- [GIVEN EXERCISE]
Look at the data below and print exactly the lines from its first line through the line with "(right) at (1560,698)"; the pictures stay out of the copy.

- [COLLECTED DATA]
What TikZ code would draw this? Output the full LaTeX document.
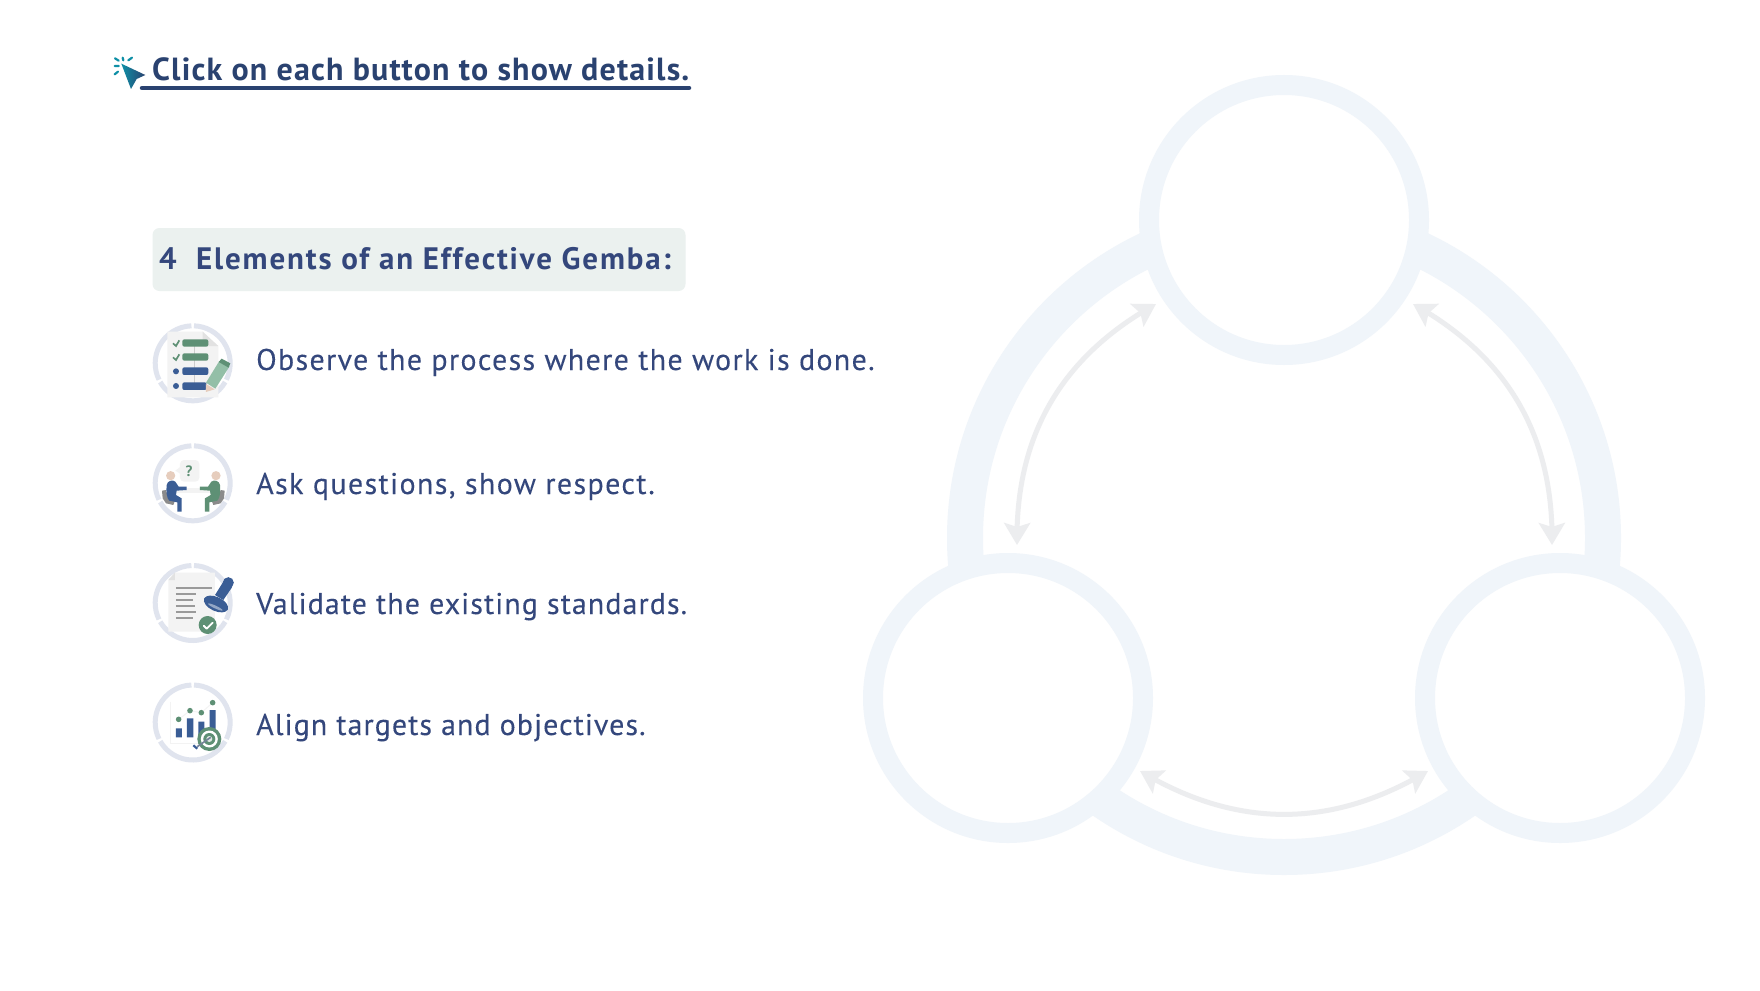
\documentclass[tikz,border=0pt]{standalone}
\usepackage{fontspec}
\setmainfont{PT Sans}
\usetikzlibrary{arrows.meta,bending,shapes.geometric}
\definecolor{ringc}{HTML}{F0F5FA}
\definecolor{arrc}{HTML}{ECEDEF}
\definecolor{navy}{HTML}{2A4270}
\definecolor{txt}{HTML}{34477C}
\definecolor{btn}{HTML}{EBF1EF}
\definecolor{seg}{HTML}{E0E4EE}
\definecolor{gr}{HTML}{5E9075}
\definecolor{grl}{HTML}{93BFA7}
\definecolor{bl}{HTML}{3A5D95}
\definecolor{pg}{HTML}{F3F3F3}
\definecolor{pgd}{HTML}{E2E2E2}
\definecolor{gy}{HTML}{9A9A9A}
\definecolor{skin}{HTML}{E6CDBD}
\definecolor{curs}{HTML}{0E8FA6}
\tikzset{
  bigc/.style={circle,draw=ringc,fill=white,line width=20pt,minimum size=270pt,inner sep=0pt,outer sep=0pt},
  dbl/.style={draw=arrc,line width=5pt,{Stealth[length=22pt,width=26pt,inset=4pt,flex]}-{Stealth[length=22pt,width=26pt,inset=4pt,flex]}},
  item/.style={anchor=base west,inner sep=0pt,text=txt},
  segc/.style={draw=seg,line width=5pt},
  iconsc/.style={x=.3333pt,y=-.3333pt}
}
\newcommand{\itemfont}[1]{\fontsize{30}{33}\selectfont\addfontfeature{LetterSpace=#1,FakeBold=0.12}}
\newcommand{\icring}[2]{%
  \begin{scope}[shift={(#1,#2)}]
  \draw[segc] (92:37.5pt) arc[start angle=92,end angle=206,radius=37.5pt];
  \draw[segc] (210:37.5pt) arc[start angle=210,end angle=330,radius=37.5pt];
  \draw[segc] (334:37.5pt) arc[start angle=334,end angle=448,radius=37.5pt];
  \end{scope}}
\newcommand{\sitter}[1]{%
  \fill[gy!90!black] (66,182) -- (78,180) -- (85,205) -- (105,212) -- (100,225) -- (78,220) -- (68,205) -- cycle;
  \fill[skin] (92,137) circle[radius=4.6pt];
  \fill[#1] (80,165) .. controls (82,152) and (98,148) .. (106,155) -- (116,170) -- (140,170) -- (140,180) -- (110,182) -- (108,195) -- (125,205) -- (125,245) -- (112,245) -- (112,217) -- (88,212) .. controls (80,205) and (78,185) .. (80,165) -- cycle;}
\begin{document}
\begin{tikzpicture}[x=1pt,y=-1pt]
\useasboundingbox[fill=white] (0,0) rectangle (1760,990);

% big ring and circles
\node[circle,draw=ringc,line width=36pt,minimum size=638pt,inner sep=0pt,outer sep=0pt] (ring) at (1284,538) {};
\node[bigc] (top) at (1284,220) {};
\node[bigc] (left) at (1008,698) {};
\node[bigc] (right) at (1560,698) {};

% double arrows
\coordinate (a1) at (1156,304);
\coordinate (a2) at (1017,545);
\coordinate (b1) at (1413,304);
\coordinate (b2) at (1552,545);
\coordinate (c1) at (1140,771);
\coordinate (c2) at (1428,771);
\draw[dbl] (a1) to[bend right=31] (a2);
\draw[dbl] (b1) to[bend left=31] (b2);
\draw[dbl] (c1) to[bend right=31] (c2);

% title
\node[anchor=base west,inner sep=0pt,text=navy,font=\fontsize{32}{36}\selectfont\bfseries\addfontfeature{LetterSpace=3.65}] (title) at (152,80) {Click on each button to show details.};
\coordinate (u1) at (142,88);
\coordinate (u2) at (689,88);
\draw[navy,line width=4.5pt,line cap=round] (u1) -- (u2);

% cursor
\begin{scope}[shift={(100,45)},iconsc]
  \path[left color=curs,right color=navy,draw=none]
    (64,56) -- (136,90) -- (110,102) -- (93,132) -- cycle;
  \draw[draw=curs,line width=2.2pt,line cap=round]
    (68,38) -- (70,46) (96,38) -- (85,46) (45,40) -- (56,47) (44,63) -- (56,63) (44,88) -- (54,80);
\end{scope}

% heading button
\node[anchor=north west,fill=btn,rounded corners=7pt,minimum width=533pt,minimum height=63pt,inner sep=0pt,outer sep=0pt] (btnbox) at (152.5,228) {};
\node[anchor=base west,inner sep=0pt,text=txt,font=\fontsize{31}{34}\selectfont\bfseries\addfontfeature{LetterSpace=5.95}] (head) at (159,269) {4\ \ Elements of an Effective Gemba:};

% items
\node[item,font=\itemfont{4.4}] (t1) at (256,370) {Observe the process where the work is done.};
\node[item,font=\itemfont{4.6}] (t2) at (256,494) {Ask questions, show respect.};
\node[item,font=\itemfont{3.55}] (t3) at (256,614) {Validate the existing standards.};
\node[item,font=\itemfont{3.5}] (t4) at (256,735) {Align targets and objectives.};

% icon 1
\icring{192.7}{363.3}
\begin{scope}[shift={(140,310)},iconsc]
  \fill[pg] (82,65) -- (188,65) -- (235,110) -- (235,262) -- (82,262) -- cycle;
  \fill[pgd] (188,65) -- (235,108) -- (188,108) -- cycle;
  \draw[gy!50!white,line width=1pt] (165,105) -- (165,220);
  \fill[gr,rounded corners=2pt] (127,88) rectangle (205,110);
  \fill[gr,rounded corners=2pt] (127,130) rectangle (205,152);
  \fill[bl,rounded corners=2pt] (127,172) rectangle (205,195);
  \fill[bl,rounded corners=2pt] (127,217) rectangle (200,240);
  \draw[gr,line width=1.7pt] (99,100) -- (108,108) -- (118,91);
  \draw[gr,line width=1.7pt] (99,142) -- (108,150) -- (118,133);
  \fill[bl] (108,184) circle[radius=3pt] (108,228) circle[radius=3pt];
  \fill[skin] (198,222) -- (224,238) -- (198,246) -- cycle;
  \fill[grl] (198,218) -- (238,153) -- (268,170) -- (226,236) -- cycle;
  \fill[gr] (236,156) -- (245,146) -- (271,160) -- (266,173) -- cycle;
\end{scope}

% icon 2
\icring{192.7}{483.3}
\begin{scope}[shift={(140,430)},iconsc]
  \fill[pg,rounded corners=4pt] (120,90) rectangle (178,155);
  \fill[pg] (122,110) -- (106,122) -- (122,132) -- cycle;
  \node[text=gr,inner sep=0pt,font=\fontsize{15}{15}\selectfont\bfseries] (q) at (147,124) {?};
  \fill[pg] (105,175) rectangle (215,188);
  \sitter{bl}
  \begin{scope}[x=-.3333pt,shift={(-320,0)}]
    \sitter{gr}
  \end{scope}
\end{scope}

% icon 3
\icring{192.7}{603}
\begin{scope}[shift={(140,550)},iconsc]
  \fill[pg] (105,68) -- (225,68) -- (225,245) -- (85,245) -- (85,90) -- cycle;
  \fill[pgd] (105,68) -- (105,90) -- (85,90) -- cycle;
  \draw[gy,line width=2.2pt]
    (108,113) -- (215,113) (108,132) -- (168,132) (108,150) -- (160,150)
    (108,168) -- (165,168) (108,186) -- (168,186) (108,204) -- (160,204);
  \fill[bl] (265,98) circle[radius=5.5pt];
  \fill[bl] (252,92) -- (276,112) -- (250,150) -- (225,135) -- cycle;
  \fill[bl] (228,162) ellipse[x radius=13pt,y radius=7pt,rotate=-25];
  \fill[bl!55!white] (226,171) ellipse[x radius=8pt,y radius=1.4pt,rotate=-25];
  \fill[gr] (203,225) circle[radius=9pt];
  \draw[white,line width=1.8pt,line cap=round,line join=round] (191,227) -- (200,236) -- (218,218);
\end{scope}

% icon 4
\icring{192.7}{722.5}
\begin{scope}[shift={(140,670)},iconsc]
  \draw[pg,line width=1.2pt] (92,95) -- (92,220) -- (215,220);
  \draw[pg,line width=1pt] (116,148) -- (150,122) -- (184,128) -- (218,98);
  \fill[bl] (108,175) rectangle (126,202) (141,145) rectangle (160,202) (175,155) rectangle (193,202) (209,120) rectangle (227,202);
  \fill[gr] (116,148) circle[radius=2.8pt] (150,122) circle[radius=2.8pt] (184,128) circle[radius=2.8pt] (218,98) circle[radius=2.8pt];
  \fill[gr] (208,207) circle[radius=12pt];
  \fill[white] (208,207) circle[radius=8.5pt];
  \fill[gr] (208,207) circle[radius=6pt];
  \fill[white!80!gr] (208,207) circle[radius=3pt];
  \draw[gy!60!bl,line width=1.6pt] (212,202) -- (172,230);
  \draw[bl,line width=2.2pt] (160,226) -- (172,236);
\end{scope}
\end{tikzpicture}
\end{document}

- [WRITTEN RESPONSE]
What TikZ code would draw this? Output the full LaTeX document.
\documentclass[tikz,border=0pt]{standalone}
\usepackage{fontspec}
\setmainfont{PT Sans}
\usetikzlibrary{arrows.meta,bending,shapes.geometric}
\definecolor{ringc}{HTML}{F0F5FA}
\definecolor{arrc}{HTML}{ECEDEF}
\definecolor{navy}{HTML}{2A4270}
\definecolor{txt}{HTML}{34477C}
\definecolor{btn}{HTML}{EBF1EF}
\definecolor{seg}{HTML}{E0E4EE}
\definecolor{gr}{HTML}{5E9075}
\definecolor{grl}{HTML}{93BFA7}
\definecolor{bl}{HTML}{3A5D95}
\definecolor{pg}{HTML}{F3F3F3}
\definecolor{pgd}{HTML}{E2E2E2}
\definecolor{gy}{HTML}{9A9A9A}
\definecolor{skin}{HTML}{E6CDBD}
\definecolor{curs}{HTML}{0E8FA6}
\tikzset{
  bigc/.style={circle,draw=ringc,fill=white,line width=20pt,minimum size=270pt,inner sep=0pt,outer sep=0pt},
  dbl/.style={draw=arrc,line width=5pt,{Stealth[length=22pt,width=26pt,inset=4pt,flex]}-{Stealth[length=22pt,width=26pt,inset=4pt,flex]}},
  item/.style={anchor=base west,inner sep=0pt,text=txt},
  segc/.style={draw=seg,line width=5pt},
  iconsc/.style={x=.3333pt,y=-.3333pt}
}
\newcommand{\itemfont}[1]{\fontsize{30}{33}\selectfont\addfontfeature{LetterSpace=#1,FakeBold=0.12}}
\newcommand{\icring}[2]{%
  \begin{scope}[shift={(#1,#2)}]
  \draw[segc] (92:37.5pt) arc[start angle=92,end angle=206,radius=37.5pt];
  \draw[segc] (210:37.5pt) arc[start angle=210,end angle=330,radius=37.5pt];
  \draw[segc] (334:37.5pt) arc[start angle=334,end angle=448,radius=37.5pt];
  \end{scope}}
\newcommand{\sitter}[1]{%
  \fill[gy!90!black] (66,182) -- (78,180) -- (85,205) -- (105,212) -- (100,225) -- (78,220) -- (68,205) -- cycle;
  \fill[skin] (92,137) circle[radius=4.6pt];
  \fill[#1] (80,165) .. controls (82,152) and (98,148) .. (106,155) -- (116,170) -- (140,170) -- (140,180) -- (110,182) -- (108,195) -- (125,205) -- (125,245) -- (112,245) -- (112,217) -- (88,212) .. controls (80,205) and (78,185) .. (80,165) -- cycle;}
\begin{document}
\begin{tikzpicture}[x=1pt,y=-1pt]
\useasboundingbox[fill=white] (0,0) rectangle (1760,990);

% big ring and circles
\node[circle,draw=ringc,line width=36pt,minimum size=638pt,inner sep=0pt,outer sep=0pt] (ring) at (1284,538) {};
\node[bigc] (top) at (1284,220) {};
\node[bigc] (left) at (1008,698) {};
\node[bigc] (right) at (1560,698) {};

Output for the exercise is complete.